Save Space With Your Bedding
Depending on the relationship between the siblings, you might want to experiment with bunk beds. The benefit here is that you can use more vertical space in their bedrooms, freeing up floor space for other things, like desks, for doing homework.
Often, you’ll need to get creative with bed placement if space is a severely limiting constraint. Putting the bed at 90 degrees to the door, for instance, can help open up a room and provide additional window space.
Another idea is to hang up curtains at the front of each bunk. This allows kids to create a separate space from everyone else when they want to go to sleep.
Don’t forget to use storage space under the bed too. Here you can place all sorts of trinkets, like toys, books, and magazines.
Create A Decluttering Schedule
Decluttering is one of the biggest challenges you’ll face when dealing with lots of extra (and somewhat unexpected) kids. The more children you have, the more mess they will make.
We suggest creating a decluttering schedule that provides details about how you’re going to deal with the mess and prevent things from getting out of control.
The first step is to put in place strategies that assist with keeping things tidy. Don’t just rely on the boxes kids’ toys came in, for instance. They’re rarely up to the challenge. Instead, think about how you might use easy-access boxes to contain different types of toys, making them easy to clean up when playtime is over.
Also, consider laundry. You don’t want a situation where your children are just dumping their clothes on the floor after wearing them. Having a basket system can help tremendously. The best solution here is laundry racks where you can place clothes in different containers. Black items go in one, whites in another, and then colors in the third and so on.
You can also reduce mess by adopting a strictly minimalist approach to your laundry. Your kids do not need twenty outfits each, especially since they will likely grow out of them shortly. Instead, pretend you’re packing a suitcase for an overnight stay at a hotel. Only keep the clothes you absolutely need and pass on the rest. Most children don’t need a diversified wardrobe until their teenage years.
Make A Sleeping Plan
While putting all the kids in a single room might seem like a good option, you still need to make a sleeping plan. Remember, kids are people too, so they won’t just fall into line and do exactly what you tell them to do. Eventually, there will be tensions.
The main challenges come when you have children of very different ages. For instance, toddlers and newborns don’t always get on well when they share the same room. Often, they need to nap at different times. And the toddler isn’t always old enough to realize that they need to look after the baby and take special care of it.
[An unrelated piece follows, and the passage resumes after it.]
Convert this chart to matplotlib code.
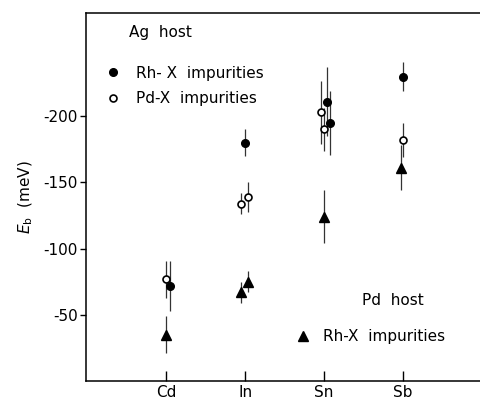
import matplotlib
matplotlib.use("Agg")
import matplotlib.pyplot as plt
from matplotlib.lines import Line2D

# impurity positions on the x axis
elements = ["Cd", "In", "Sn", "Sb"]
elem_pos = [1, 2, 3, 4]

# Ag host, Rh-X impurities (filled circles)
rh_ag_x = [1.05, 2.0, 3.03, 3.08, 4.0]
rh_ag_y = [-72, -180, -211, -195, -230]
rh_ag_err = [19, 10, 26, 24, 11]

# Ag host, Pd-X impurities (open circles)
pd_ag_x = [0.99, 1.95, 2.03, 2.96, 3.0, 4.0]
pd_ag_y = [-77, -134, -139, -203, -190, -182]
pd_ag_err = [14, 8, 11, 24, 16, 13]

# Pd host, Rh-X impurities (triangles)
rh_pd_x = [1.0, 1.95, 2.03, 3.0, 3.98]
rh_pd_y = [-35, -67, -75, -124, -161]
rh_pd_err = [14, 8, 8, 20, 17]

y_ticks = [-200, -150, -100, -50]

plt.rcParams['font.family'] = ['DejaVu Sans']
plt.rcParams['font.size'] = 11
plt.rcParams['axes.unicode_minus'] = False

fig = plt.figure(figsize=(4.8, 4.0), dpi=100)
ax = fig.add_axes([0.179, 0.0475, 0.83, 0.92])

ekw = dict(fmt='none', ecolor='#333333', elinewidth=0.9, capsize=0)
ax.errorbar(rh_ag_x, rh_ag_y, yerr=rh_ag_err, **ekw)
ax.errorbar(pd_ag_x, pd_ag_y, yerr=pd_ag_err, **ekw)
ax.errorbar(rh_pd_x, rh_pd_y, yerr=rh_pd_err, **ekw)

ax.plot(rh_ag_x, rh_ag_y, 'o', color='black', ms=5.5, ls='none')
ax.plot(pd_ag_x, pd_ag_y, 'o', mfc='white', mec='black', mew=1.2, ms=5, ls='none')
ax.plot(rh_pd_x, rh_pd_y, '^', color='black', ms=7.5, ls='none')

ax.set_xlim(-0.02, 5.03)
ax.set_ylim(0, -278)
ax.set_xticks(elem_pos)
ax.set_xticklabels(elements)
ax.set_yticks(y_ticks)
ax.tick_params(axis='x', direction='in', length=7, width=1, pad=3)
ax.tick_params(axis='y', direction='out', length=4, width=1, pad=2)
ax.spines['right'].set_visible(False)
for s in ['left', 'top', 'bottom']:
    ax.spines[s].set_linewidth(1.1)

ax.set_ylabel(r'$E_\mathrm{b}$  (meV)', labelpad=6)

ax.text(0.107, 0.946, 'Ag  host', transform=ax.transAxes, va='center', ha='left')
h1 = [Line2D([], [], marker='o', color='black', ms=5.5, ls='none'),
      Line2D([], [], marker='o', mfc='white', mec='black', mew=1.2, ms=5, ls='none')]
leg1 = ax.legend(h1, ['Rh- X  impurities', 'Pd-X  impurities'], loc='upper left',
                 bbox_to_anchor=(0.048, 0.857), frameon=False, handlelength=1,
                 handletextpad=1.0, labelspacing=0.7, borderpad=0, borderaxespad=0)
ax.add_artist(leg1)

ax.text(0.693, 0.22, 'Pd  host', transform=ax.transAxes, va='center', ha='left')
h2 = [Line2D([], [], marker='^', color='black', ms=7.5, ls='none')]
ax.legend(h2, ['Rh-X  impurities'], loc='upper left', bbox_to_anchor=(0.525, 0.141),
          frameon=False, handlelength=1, handletextpad=0.8, borderpad=0, borderaxespad=0)

fig.savefig('out.png', dpi=100)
Other issues occur when you have a rowdy toddler paired with a child in fifth or sixth grade. Here again, you can run into trouble. The younger child might keep the older one away at night, making them feel groggy the next day at school.
Nap times can also be an issue. Most kids need their own space if they sleep during the day. That doesn’t always work when you have a lot of children running around screaming, disturbing regular sleeping patterns. For instance, how will you keep kids separate during the day so that they can all sleep at the same time? It’s not always clear what you should do in this situation.